● What to work on: Restate the opening lines of the material below word for word, stopping after the line that contains "const A_sigTick = 12.16;".

● Provided material:

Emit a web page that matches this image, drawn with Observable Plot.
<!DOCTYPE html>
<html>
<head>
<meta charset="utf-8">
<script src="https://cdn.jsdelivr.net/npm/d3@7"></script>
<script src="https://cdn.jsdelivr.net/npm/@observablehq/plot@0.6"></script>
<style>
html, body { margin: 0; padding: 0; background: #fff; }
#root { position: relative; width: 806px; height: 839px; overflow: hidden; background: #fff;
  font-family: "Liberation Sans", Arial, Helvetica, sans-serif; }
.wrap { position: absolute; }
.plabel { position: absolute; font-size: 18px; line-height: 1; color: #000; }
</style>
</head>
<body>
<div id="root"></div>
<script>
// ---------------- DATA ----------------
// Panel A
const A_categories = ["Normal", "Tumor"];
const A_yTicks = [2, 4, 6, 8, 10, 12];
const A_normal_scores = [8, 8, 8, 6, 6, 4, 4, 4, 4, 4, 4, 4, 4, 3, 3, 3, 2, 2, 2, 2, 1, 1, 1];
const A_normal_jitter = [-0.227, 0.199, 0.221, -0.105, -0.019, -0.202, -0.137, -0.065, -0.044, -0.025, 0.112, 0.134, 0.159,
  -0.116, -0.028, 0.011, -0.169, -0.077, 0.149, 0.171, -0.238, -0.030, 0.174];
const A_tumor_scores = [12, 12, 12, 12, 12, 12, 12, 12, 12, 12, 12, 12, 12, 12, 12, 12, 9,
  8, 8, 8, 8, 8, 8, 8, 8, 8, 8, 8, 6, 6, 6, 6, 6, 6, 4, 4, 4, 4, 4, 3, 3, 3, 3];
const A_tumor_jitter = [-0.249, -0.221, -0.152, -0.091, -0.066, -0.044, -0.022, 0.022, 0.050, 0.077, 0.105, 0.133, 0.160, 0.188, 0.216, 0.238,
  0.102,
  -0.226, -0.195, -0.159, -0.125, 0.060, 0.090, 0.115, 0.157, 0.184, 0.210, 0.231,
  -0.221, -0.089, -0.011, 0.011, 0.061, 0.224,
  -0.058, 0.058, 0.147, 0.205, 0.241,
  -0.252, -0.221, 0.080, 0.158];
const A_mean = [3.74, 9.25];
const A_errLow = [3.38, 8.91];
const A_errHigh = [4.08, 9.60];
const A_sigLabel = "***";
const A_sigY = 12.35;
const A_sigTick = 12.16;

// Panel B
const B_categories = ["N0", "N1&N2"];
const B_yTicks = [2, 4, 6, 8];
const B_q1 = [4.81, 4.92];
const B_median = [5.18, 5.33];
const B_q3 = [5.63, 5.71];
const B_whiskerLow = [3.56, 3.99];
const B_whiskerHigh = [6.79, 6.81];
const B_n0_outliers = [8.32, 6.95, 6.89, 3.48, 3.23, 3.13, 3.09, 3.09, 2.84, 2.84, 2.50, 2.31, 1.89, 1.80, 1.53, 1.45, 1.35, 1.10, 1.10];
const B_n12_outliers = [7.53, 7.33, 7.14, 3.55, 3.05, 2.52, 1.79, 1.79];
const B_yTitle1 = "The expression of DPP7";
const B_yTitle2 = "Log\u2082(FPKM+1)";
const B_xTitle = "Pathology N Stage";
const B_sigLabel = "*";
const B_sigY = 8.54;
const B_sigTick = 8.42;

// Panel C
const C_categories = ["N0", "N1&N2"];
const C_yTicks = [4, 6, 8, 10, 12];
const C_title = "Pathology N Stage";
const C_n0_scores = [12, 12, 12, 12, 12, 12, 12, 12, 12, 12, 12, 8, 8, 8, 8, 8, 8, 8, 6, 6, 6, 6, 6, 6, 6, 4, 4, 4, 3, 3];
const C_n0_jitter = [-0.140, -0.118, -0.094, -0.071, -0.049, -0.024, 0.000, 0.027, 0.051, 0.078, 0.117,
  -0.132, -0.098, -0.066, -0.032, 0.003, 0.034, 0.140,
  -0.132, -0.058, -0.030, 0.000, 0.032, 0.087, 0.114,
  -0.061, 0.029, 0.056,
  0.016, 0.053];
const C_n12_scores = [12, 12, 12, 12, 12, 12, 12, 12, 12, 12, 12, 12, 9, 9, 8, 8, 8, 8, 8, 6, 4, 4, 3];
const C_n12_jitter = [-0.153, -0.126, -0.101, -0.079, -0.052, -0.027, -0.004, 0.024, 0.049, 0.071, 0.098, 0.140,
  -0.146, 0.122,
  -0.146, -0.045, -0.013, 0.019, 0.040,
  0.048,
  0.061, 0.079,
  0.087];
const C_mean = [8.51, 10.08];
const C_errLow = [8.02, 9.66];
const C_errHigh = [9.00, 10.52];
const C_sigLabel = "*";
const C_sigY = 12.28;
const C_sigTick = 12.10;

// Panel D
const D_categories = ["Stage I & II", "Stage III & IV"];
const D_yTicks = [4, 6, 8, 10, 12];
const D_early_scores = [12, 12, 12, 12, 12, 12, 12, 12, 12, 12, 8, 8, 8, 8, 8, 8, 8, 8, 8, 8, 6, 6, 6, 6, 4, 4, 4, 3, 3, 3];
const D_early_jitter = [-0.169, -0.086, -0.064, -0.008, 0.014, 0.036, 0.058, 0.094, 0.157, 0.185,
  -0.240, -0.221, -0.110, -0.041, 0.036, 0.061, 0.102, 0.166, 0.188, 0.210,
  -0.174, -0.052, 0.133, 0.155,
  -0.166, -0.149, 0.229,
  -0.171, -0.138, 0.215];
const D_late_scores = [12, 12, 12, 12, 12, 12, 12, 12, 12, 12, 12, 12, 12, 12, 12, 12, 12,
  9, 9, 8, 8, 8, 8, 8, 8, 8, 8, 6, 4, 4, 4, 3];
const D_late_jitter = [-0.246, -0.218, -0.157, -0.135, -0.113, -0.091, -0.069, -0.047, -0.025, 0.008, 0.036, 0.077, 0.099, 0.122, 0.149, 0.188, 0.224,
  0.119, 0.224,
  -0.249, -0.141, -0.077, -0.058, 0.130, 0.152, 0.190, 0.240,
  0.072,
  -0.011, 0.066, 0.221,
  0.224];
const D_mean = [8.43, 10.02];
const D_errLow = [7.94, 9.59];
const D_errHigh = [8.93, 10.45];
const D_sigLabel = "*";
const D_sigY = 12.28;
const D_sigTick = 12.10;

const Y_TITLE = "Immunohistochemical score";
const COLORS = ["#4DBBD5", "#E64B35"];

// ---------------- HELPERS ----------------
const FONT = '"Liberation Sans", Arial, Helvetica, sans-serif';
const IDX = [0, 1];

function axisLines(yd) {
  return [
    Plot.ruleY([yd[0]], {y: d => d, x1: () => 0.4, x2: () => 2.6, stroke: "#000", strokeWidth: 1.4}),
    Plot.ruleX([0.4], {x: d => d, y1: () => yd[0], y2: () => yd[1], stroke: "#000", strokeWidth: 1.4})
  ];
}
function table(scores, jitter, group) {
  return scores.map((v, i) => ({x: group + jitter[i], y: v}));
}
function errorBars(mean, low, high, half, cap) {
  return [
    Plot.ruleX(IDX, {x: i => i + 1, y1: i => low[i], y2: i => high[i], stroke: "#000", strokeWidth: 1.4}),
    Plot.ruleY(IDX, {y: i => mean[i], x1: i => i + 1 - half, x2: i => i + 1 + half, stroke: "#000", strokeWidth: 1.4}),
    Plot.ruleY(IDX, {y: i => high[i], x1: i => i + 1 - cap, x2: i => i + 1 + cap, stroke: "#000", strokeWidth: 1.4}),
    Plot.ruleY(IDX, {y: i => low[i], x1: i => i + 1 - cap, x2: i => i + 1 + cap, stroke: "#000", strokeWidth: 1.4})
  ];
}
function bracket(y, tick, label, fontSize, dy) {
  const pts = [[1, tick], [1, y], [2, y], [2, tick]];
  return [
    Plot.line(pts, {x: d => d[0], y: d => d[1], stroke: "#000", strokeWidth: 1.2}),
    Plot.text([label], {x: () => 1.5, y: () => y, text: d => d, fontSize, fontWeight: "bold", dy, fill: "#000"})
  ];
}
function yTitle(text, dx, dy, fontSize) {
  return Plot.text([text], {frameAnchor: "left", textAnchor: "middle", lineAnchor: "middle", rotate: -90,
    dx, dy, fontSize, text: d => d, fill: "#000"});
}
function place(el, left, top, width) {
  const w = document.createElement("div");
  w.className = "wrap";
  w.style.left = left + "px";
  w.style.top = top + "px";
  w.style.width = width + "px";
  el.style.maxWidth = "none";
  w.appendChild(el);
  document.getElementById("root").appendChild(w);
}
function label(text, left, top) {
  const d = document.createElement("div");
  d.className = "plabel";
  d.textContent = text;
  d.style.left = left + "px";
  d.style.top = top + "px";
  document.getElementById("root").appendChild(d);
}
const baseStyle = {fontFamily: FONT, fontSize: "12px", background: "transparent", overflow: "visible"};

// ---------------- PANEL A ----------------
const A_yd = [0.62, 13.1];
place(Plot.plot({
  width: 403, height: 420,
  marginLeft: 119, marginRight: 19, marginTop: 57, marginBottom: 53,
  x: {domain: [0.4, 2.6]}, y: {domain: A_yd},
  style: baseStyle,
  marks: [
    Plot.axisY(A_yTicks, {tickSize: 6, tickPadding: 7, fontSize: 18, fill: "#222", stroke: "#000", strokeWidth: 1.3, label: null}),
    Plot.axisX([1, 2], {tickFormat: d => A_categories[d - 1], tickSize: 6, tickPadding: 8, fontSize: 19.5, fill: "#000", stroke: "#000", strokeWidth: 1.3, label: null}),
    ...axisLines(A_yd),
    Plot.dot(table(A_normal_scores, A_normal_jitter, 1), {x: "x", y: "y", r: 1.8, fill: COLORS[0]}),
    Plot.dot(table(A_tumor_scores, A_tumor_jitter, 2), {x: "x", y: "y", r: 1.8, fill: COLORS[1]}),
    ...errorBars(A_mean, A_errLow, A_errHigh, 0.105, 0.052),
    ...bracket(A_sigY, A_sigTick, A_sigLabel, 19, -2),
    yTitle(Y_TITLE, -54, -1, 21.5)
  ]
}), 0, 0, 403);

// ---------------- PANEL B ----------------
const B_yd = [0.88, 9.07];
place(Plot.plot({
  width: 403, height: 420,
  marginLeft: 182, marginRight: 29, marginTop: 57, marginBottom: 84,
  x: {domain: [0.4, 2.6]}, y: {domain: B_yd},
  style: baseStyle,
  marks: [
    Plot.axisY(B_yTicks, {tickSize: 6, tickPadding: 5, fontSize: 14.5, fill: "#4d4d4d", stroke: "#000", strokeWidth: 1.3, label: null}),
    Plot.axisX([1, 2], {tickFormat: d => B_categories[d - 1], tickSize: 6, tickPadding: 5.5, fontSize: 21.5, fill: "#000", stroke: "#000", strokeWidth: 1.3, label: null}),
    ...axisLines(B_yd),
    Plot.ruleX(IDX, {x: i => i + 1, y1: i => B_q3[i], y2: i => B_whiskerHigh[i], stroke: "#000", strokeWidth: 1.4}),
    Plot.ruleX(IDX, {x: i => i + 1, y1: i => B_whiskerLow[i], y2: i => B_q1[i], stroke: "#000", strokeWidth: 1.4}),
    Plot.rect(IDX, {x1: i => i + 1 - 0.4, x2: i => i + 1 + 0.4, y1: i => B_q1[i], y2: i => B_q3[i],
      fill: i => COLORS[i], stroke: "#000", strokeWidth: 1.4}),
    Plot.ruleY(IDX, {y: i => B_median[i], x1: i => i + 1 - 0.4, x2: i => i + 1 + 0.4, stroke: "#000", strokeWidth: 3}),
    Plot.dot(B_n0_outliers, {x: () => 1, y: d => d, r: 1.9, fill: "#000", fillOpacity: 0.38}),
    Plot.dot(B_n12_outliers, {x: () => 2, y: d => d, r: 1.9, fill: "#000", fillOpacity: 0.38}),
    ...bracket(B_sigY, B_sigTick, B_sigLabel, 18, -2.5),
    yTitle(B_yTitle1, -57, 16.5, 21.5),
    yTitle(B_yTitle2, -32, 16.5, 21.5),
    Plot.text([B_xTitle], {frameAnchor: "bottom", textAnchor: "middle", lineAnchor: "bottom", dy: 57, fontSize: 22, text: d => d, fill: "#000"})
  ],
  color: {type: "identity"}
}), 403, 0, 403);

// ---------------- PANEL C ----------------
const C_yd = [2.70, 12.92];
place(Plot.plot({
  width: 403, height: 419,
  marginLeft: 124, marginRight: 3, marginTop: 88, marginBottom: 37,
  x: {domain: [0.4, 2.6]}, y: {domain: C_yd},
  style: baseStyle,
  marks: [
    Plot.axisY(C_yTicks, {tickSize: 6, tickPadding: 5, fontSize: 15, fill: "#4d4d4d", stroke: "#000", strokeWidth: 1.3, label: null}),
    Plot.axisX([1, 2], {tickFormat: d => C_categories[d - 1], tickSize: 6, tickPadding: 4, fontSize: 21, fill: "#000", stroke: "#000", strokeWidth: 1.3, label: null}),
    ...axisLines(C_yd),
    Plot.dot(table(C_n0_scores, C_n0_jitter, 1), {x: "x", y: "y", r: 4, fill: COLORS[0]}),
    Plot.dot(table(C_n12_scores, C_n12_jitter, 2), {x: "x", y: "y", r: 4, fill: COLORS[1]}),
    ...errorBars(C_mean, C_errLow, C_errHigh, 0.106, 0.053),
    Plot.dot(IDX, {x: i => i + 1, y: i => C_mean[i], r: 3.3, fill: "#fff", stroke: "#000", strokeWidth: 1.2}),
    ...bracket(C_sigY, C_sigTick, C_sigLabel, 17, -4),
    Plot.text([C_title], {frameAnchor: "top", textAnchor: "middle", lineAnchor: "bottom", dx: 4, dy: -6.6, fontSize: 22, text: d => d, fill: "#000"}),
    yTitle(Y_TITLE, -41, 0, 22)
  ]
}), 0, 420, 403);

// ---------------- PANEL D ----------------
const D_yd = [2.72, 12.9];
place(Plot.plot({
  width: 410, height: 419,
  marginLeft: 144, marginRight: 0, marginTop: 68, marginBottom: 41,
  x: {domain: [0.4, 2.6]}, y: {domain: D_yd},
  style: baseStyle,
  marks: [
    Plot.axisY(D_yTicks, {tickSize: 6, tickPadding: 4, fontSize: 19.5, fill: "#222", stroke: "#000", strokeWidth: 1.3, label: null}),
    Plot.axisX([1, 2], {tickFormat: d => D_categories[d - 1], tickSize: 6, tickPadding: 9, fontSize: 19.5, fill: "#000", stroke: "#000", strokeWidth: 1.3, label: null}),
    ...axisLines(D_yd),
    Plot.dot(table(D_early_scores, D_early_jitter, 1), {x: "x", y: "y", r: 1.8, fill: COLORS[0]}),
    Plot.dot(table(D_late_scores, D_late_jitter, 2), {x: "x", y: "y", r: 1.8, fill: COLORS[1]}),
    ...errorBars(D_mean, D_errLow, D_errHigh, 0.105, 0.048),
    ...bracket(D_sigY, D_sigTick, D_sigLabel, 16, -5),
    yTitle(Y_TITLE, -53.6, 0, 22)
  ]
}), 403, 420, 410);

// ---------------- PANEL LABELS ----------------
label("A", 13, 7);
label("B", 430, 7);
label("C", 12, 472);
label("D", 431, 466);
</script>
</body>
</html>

● Reply to the exercise:
Emit a web page that matches this image, drawn with Observable Plot.
<!DOCTYPE html>
<html>
<head>
<meta charset="utf-8">
<script src="https://cdn.jsdelivr.net/npm/d3@7"></script>
<script src="https://cdn.jsdelivr.net/npm/@observablehq/plot@0.6"></script>
<style>
html, body { margin: 0; padding: 0; background: #fff; }
#root { position: relative; width: 806px; height: 839px; overflow: hidden; background: #fff;
  font-family: "Liberation Sans", Arial, Helvetica, sans-serif; }
.wrap { position: absolute; }
.plabel { position: absolute; font-size: 18px; line-height: 1; color: #000; }
</style>
</head>
<body>
<div id="root"></div>
<script>
// ---------------- DATA ----------------
// Panel A
const A_categories = ["Normal", "Tumor"];
const A_yTicks = [2, 4, 6, 8, 10, 12];
const A_normal_scores = [8, 8, 8, 6, 6, 4, 4, 4, 4, 4, 4, 4, 4, 3, 3, 3, 2, 2, 2, 2, 1, 1, 1];
const A_normal_jitter = [-0.227, 0.199, 0.221, -0.105, -0.019, -0.202, -0.137, -0.065, -0.044, -0.025, 0.112, 0.134, 0.159,
  -0.116, -0.028, 0.011, -0.169, -0.077, 0.149, 0.171, -0.238, -0.030, 0.174];
const A_tumor_scores = [12, 12, 12, 12, 12, 12, 12, 12, 12, 12, 12, 12, 12, 12, 12, 12, 9,
  8, 8, 8, 8, 8, 8, 8, 8, 8, 8, 8, 6, 6, 6, 6, 6, 6, 4, 4, 4, 4, 4, 3, 3, 3, 3];
const A_tumor_jitter = [-0.249, -0.221, -0.152, -0.091, -0.066, -0.044, -0.022, 0.022, 0.050, 0.077, 0.105, 0.133, 0.160, 0.188, 0.216, 0.238,
  0.102,
  -0.226, -0.195, -0.159, -0.125, 0.060, 0.090, 0.115, 0.157, 0.184, 0.210, 0.231,
  -0.221, -0.089, -0.011, 0.011, 0.061, 0.224,
  -0.058, 0.058, 0.147, 0.205, 0.241,
  -0.252, -0.221, 0.080, 0.158];
const A_mean = [3.74, 9.25];
const A_errLow = [3.38, 8.91];
const A_errHigh = [4.08, 9.60];
const A_sigLabel = "***";
const A_sigY = 12.35;
const A_sigTick = 12.16;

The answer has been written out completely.